## STATED PROBLEM
Transcribe the listing in full, excluding any pictures.
______
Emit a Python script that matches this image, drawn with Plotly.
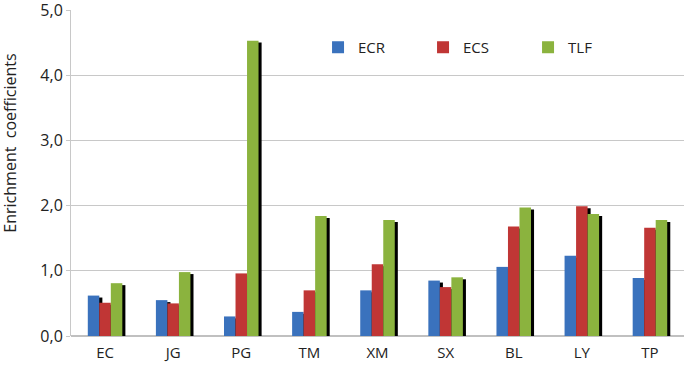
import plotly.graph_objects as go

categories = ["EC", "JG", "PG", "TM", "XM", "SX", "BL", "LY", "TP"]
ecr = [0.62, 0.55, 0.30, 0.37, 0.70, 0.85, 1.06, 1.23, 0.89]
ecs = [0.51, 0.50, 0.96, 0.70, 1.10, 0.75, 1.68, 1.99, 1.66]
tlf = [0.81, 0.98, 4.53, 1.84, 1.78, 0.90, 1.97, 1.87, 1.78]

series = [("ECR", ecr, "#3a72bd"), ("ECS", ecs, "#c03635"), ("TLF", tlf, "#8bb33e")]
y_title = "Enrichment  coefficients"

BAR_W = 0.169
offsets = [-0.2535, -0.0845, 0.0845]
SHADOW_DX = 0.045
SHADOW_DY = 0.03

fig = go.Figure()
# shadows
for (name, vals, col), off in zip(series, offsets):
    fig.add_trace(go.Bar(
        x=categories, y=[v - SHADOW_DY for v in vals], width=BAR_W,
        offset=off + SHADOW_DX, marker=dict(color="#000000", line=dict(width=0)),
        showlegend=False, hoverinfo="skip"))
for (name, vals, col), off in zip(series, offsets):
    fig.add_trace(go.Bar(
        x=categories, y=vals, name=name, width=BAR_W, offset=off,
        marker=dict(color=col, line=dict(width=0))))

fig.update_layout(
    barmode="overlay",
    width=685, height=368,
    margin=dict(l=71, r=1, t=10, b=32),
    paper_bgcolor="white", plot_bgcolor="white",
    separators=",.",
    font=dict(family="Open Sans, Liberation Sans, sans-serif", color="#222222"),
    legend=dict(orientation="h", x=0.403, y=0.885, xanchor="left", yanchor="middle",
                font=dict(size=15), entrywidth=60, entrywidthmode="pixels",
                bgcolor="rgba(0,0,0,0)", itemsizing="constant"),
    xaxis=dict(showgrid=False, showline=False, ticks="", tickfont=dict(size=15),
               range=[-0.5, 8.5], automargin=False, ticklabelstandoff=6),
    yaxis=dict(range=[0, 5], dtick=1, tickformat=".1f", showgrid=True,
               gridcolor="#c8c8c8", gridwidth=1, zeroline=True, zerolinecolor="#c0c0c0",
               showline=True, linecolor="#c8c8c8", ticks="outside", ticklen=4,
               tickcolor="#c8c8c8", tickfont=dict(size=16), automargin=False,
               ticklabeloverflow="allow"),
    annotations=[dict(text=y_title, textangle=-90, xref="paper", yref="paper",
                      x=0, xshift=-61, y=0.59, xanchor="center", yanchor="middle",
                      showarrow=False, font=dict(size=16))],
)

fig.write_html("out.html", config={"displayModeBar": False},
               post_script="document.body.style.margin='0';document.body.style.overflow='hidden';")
______
## RESPONSE TO THIS EXERCISE
Emit a Python script that matches this image, drawn with Plotly.
import plotly.graph_objects as go

categories = ["EC", "JG", "PG", "TM", "XM", "SX", "BL", "LY", "TP"]
ecr = [0.62, 0.55, 0.30, 0.37, 0.70, 0.85, 1.06, 1.23, 0.89]
ecs = [0.51, 0.50, 0.96, 0.70, 1.10, 0.75, 1.68, 1.99, 1.66]
tlf = [0.81, 0.98, 4.53, 1.84, 1.78, 0.90, 1.97, 1.87, 1.78]

series = [("ECR", ecr, "#3a72bd"), ("ECS", ecs, "#c03635"), ("TLF", tlf, "#8bb33e")]
y_title = "Enrichment  coefficients"

BAR_W = 0.169
offsets = [-0.2535, -0.0845, 0.0845]
SHADOW_DX = 0.045
SHADOW_DY = 0.03

fig = go.Figure()
# shadows
for (name, vals, col), off in zip(series, offsets):
    fig.add_trace(go.Bar(
        x=categories, y=[v - SHADOW_DY for v in vals], width=BAR_W,
        offset=off + SHADOW_DX, marker=dict(color="#000000", line=dict(width=0)),
        showlegend=False, hoverinfo="skip"))
for (name, vals, col), off in zip(series, offsets):
    fig.add_trace(go.Bar(
        x=categories, y=vals, name=name, width=BAR_W, offset=off,
        marker=dict(color=col, line=dict(width=0))))

fig.update_layout(
    barmode="overlay",
    width=685, height=368,
    margin=dict(l=71, r=1, t=10, b=32),
    paper_bgcolor="white", plot_bgcolor="white",
    separators=",.",
    font=dict(family="Open Sans, Liberation Sans, sans-serif", color="#222222"),
    legend=dict(orientation="h", x=0.403, y=0.885, xanchor="left", yanchor="middle",
                font=dict(size=15), entrywidth=60, entrywidthmode="pixels",
                bgcolor="rgba(0,0,0,0)", itemsizing="constant"),
    xaxis=dict(showgrid=False, showline=False, ticks="", tickfont=dict(size=15),
               range=[-0.5, 8.5], automargin=False, ticklabelstandoff=6),
    yaxis=dict(range=[0, 5], dtick=1, tickformat=".1f", showgrid=True,
               gridcolor="#c8c8c8", gridwidth=1, zeroline=True, zerolinecolor="#c0c0c0",
               showline=True, linecolor="#c8c8c8", ticks="outside", ticklen=4,
               tickcolor="#c8c8c8", tickfont=dict(size=16), automargin=False,
               ticklabeloverflow="allow"),
    annotations=[dict(text=y_title, textangle=-90, xref="paper", yref="paper",
                      x=0, xshift=-61, y=0.59, xanchor="center", yanchor="middle",
                      showarrow=False, font=dict(size=16))],
)

fig.write_html("out.html", config={"displayModeBar": False},
               post_script="document.body.style.margin='0';document.body.style.overflow='hidden';")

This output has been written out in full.